What’s Wrong with the World? This site combines the talents of the fine essayist Paul Cella with those of several other contributors, covering topics from contemporary politics and homeschooling to Chestertonian distributism and the excesses committed around the world in the name of contemporary Jihad. (As my old friend, the eminent Robert Spencer proves, one CAN notice such things without deciding to start ill-considered wars. There’s a large middle ground between jingoism and dhimmitude.) Daniel Larison, now a Takimag blogger, also contributes.

Intercollegiate Studies Institute. Now, you might call me venal for praising the Web site of an organization which employs me. But what other “movement” conservative organization would publish (among dozens of other excellent books each year) titles such as The Essential Russell Kirk, The Solzshenitsyn Reader, and a (pro-tonal) Student’s Guide to Music History (by Takimag’s own R.J. Stove)? Other worthy titles include Allan Carlson’s Third Ways: How Bulgarian Greens, Swedish Housewives, and Beer-Swilling Englishmen Created Family-Centered Economies”€”And Why They Disappeared, and Eduardo Velazquez’s intriguing A Consumer’s Guide to the Apocalypse?  Fans (like me) of Justin Raimondo will be happy to learn that ISI is bringing back into a print an updated edition of his classic Reclaiming the American Right. All in all, ISI Books is doing the kind of cultural work that Regnery Publishing used to do. Best of all, ISI’s site gives you access to decades of first rate journals like Intercollegiate Review and Modern Age, which you can read online gratis, and hundreds of lectures by such giants as Wendell Berry, M.E. Bradford, Erik von Kuehnelt-Leddihn and Thomas Molnar. It’s a glimpse into a past when “conservative” denoted a good deal more than military adventurism.

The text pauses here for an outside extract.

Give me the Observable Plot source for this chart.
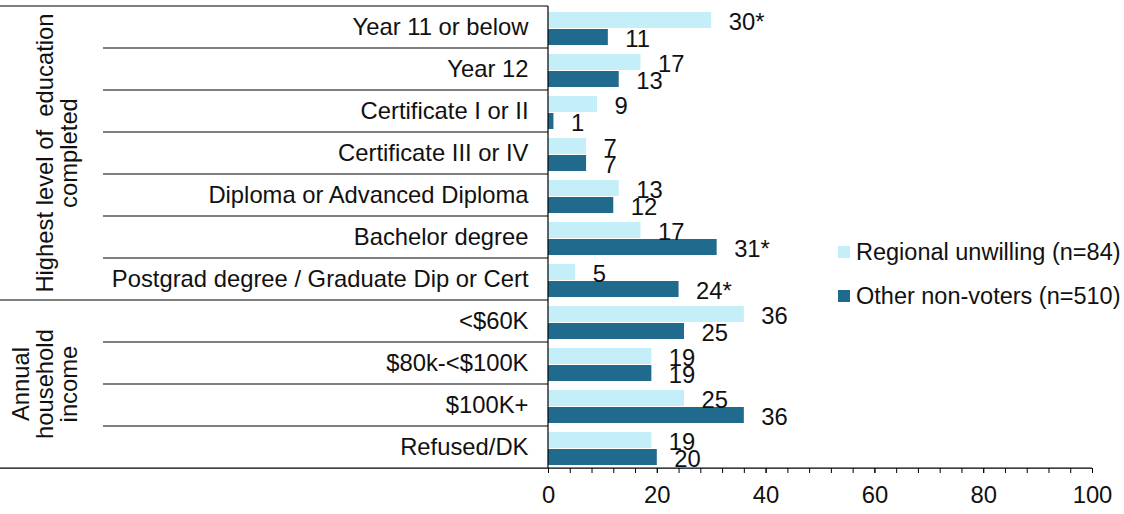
<!DOCTYPE html>
<html>
<head>
<meta charset="utf-8">
<script src="https://cdn.jsdelivr.net/npm/d3@7"></script>
<script src="https://cdn.jsdelivr.net/npm/@observablehq/plot@0.6"></script>
<style>
  html, body { margin: 0; padding: 0; background: #fff; }
  #wrap { position: relative; width: 1124px; height: 514px; font-family: "Liberation Sans", Arial, sans-serif; }
  #legend { position: absolute; left: 838px; top: 230px; font-size: 23.5px; color: #111; }
  #legend .row { display: flex; align-items: center; height: 44px; white-space: nowrap; }
  #legend .sw { width: 12px; height: 12px; margin-right: 6px; flex: none; }
</style>
</head>
<body>
<div id="wrap"></div>
<script>
// ---- data ----
const categories = [
  "Year 11 or below",
  "Year 12",
  "Certificate I or II",
  "Certificate III or IV",
  "Diploma or Advanced Diploma",
  "Bachelor degree",
  "Postgrad degree / Graduate Dip or Cert",
  "<$60K",
  "$80k-<$100K",
  "$100K+",
  "Refused/DK"
];
const seriesNames = ["Regional unwilling (n=84)", "Other non-voters (n=510)"];
const regionalUnwilling = [30, 17, 9, 7, 13, 17, 5, 36, 19, 25, 19];
const otherNonVoters    = [11, 13, 1, 7, 12, 31, 24, 25, 19, 36, 20];
const regionalSig = [true, false, false, false, false, false, false, false, false, false, false];
const otherSig    = [false, false, false, false, false, true, true, false, false, false, false];
const groups = [
  {lines: ["Highest level of\u00a0 education", "completed"], first: 0, last: 6},
  {lines: ["Annual", "household", "income"], first: 7, last: 10}
];
const xTicks = [0, 20, 40, 60, 80, 100];
const colors = ["#c4eef8", "#206a8e"];

// ---- table ----
const rows = [];
categories.forEach((c, i) => {
  rows.push({category: c, series: seriesNames[0], value: regionalUnwilling[i], label: regionalUnwilling[i] + (regionalSig[i] ? "*" : "")});
  rows.push({category: c, series: seriesNames[1], value: otherNonVoters[i], label: otherNonVoters[i] + (otherSig[i] ? "*" : "")});
});

const W = 1124, H = 514, mL = 548, mR = 32, mT = 5, mB = 46;
const FS = 23.8;

const plot = Plot.plot({
  width: W, height: H,
  marginLeft: mL, marginRight: mR, marginTop: mT, marginBottom: mB,
  style: {fontFamily: '"Liberation Sans", Arial, sans-serif', fontSize: FS + "px", color: "#111", background: "#fff"},
  x: {domain: [0, 100]},
  fy: {domain: categories, padding: 0},
  y: {domain: seriesNames, paddingInner: 0.06, paddingOuter: 0.2, align: 0.7, axis: null},
  color: {domain: seriesNames, range: colors},
  marks: [
    Plot.barX(rows, {x: "value", y: "series", fy: "category", fill: "series"}),
    Plot.text(rows, {x: "value", y: "series", fy: "category", text: "label", textAnchor: "start", dx: 17, dy: 1.5, fontSize: FS, fill: "#111"}),
    Plot.axisX({ticks: d3.range(0, 101, 4), tickFormat: () => "", tickSize: 5, stroke: "#000", label: null}),
    Plot.axisX({ticks: xTicks, tickSize: 5, tickPadding: 13, fontSize: FS, stroke: "#000", fill: "#111", label: null}),
    Plot.axisFy({anchor: "left", tickSize: 0, tickPadding: 20, fontSize: FS, fill: "#111", label: null})
  ]
});

// separators, axis lines and group labels drawn from the scales
const svg = d3.select(plot);
const fy = plot.scale("fy");
const xs = plot.scale("x");
const step = (H - mT - mB) / categories.length;
const groupBounds = new Set([0, 7, 11]);
const g = svg.append("g").attr("stroke", "#000").attr("stroke-width", 1.2);
for (let i = 0; i <= categories.length; i++) {
  const y = i < categories.length ? fy.apply(categories[i]) : fy.apply(categories[i - 1]) + step;
  g.append("line")
    .attr("x1", groupBounds.has(i) ? 0 : 103)
    .attr("x2", xs.apply(0))
    .attr("y1", y).attr("y2", y);
}
const yTop = fy.apply(categories[0]);
const yBottom = fy.apply(categories[categories.length - 1]) + step;
g.append("line").attr("x1", xs.apply(0)).attr("x2", xs.apply(100)).attr("y1", yBottom).attr("y2", yBottom);
g.append("line").attr("x1", xs.apply(0)).attr("x2", xs.apply(0)).attr("y1", yTop).attr("y2", yBottom);

const lineH = 24;
groups.forEach(gr => {
  const y0 = fy.apply(categories[gr.first]);
  const y1 = fy.apply(categories[gr.last]) + step;
  const cy = (y0 + y1) / 2;
  const n = gr.lines.length;
  const cx = n === 2 ? 56.5 : 45;
  const t = svg.append("text")
    .attr("transform", `translate(${cx},${cy}) rotate(-90)`)
    .attr("text-anchor", "middle")
    .attr("font-size", FS)
    .attr("fill", "#111")
    .style("white-space", "pre");
  gr.lines.forEach((ln, k) => {
    t.append("tspan").attr("x", 0).attr("y", (k - (n - 1) / 2) * lineH + 8).text(ln);
  });
});

const wrap = document.getElementById("wrap");
wrap.appendChild(plot);

// legend
const legend = document.createElement("div");
legend.id = "legend";
seriesNames.forEach((s, i) => {
  const r = document.createElement("div");
  r.className = "row";
  const sw = document.createElement("div");
  sw.className = "sw";
  sw.style.background = colors[i];
  const tx = document.createElement("span");
  tx.textContent = s;
  r.appendChild(sw); r.appendChild(tx);
  legend.appendChild(r);
});
wrap.appendChild(legend);
</script>
</body>
</html>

Brussels Journal. In case you don’t pay attention to the carefully chosen News Feeds on our home page, one of the best is this site, maintained by doughty Flemish conservative Paul Belien—who chronicles the outrages of Islamists, tyrannical EUroacrats, and other enemies of our Mother Continent. Of late, he has been persecuted both by the Belgian government and the witch-hunting neocons over at Little Green Fairies. His articles are consistently informative (and therefore alarming) and he deserve a wider readership in his lonely crusade for sanity in the land famous only for moules frites, pedophile rings, and the Mannekin Pis. Somehow it’s fitting that the shrine of St. Dymphna (patroness of the mad) resides in Belgium.

I’ll write next from a Wi-Fi cafe in Trastevere, in between conferences with students about Hawthorne’s The Marble Faun and Gibbon’s meditations on the ruins of Rome. Till then, ciao amici!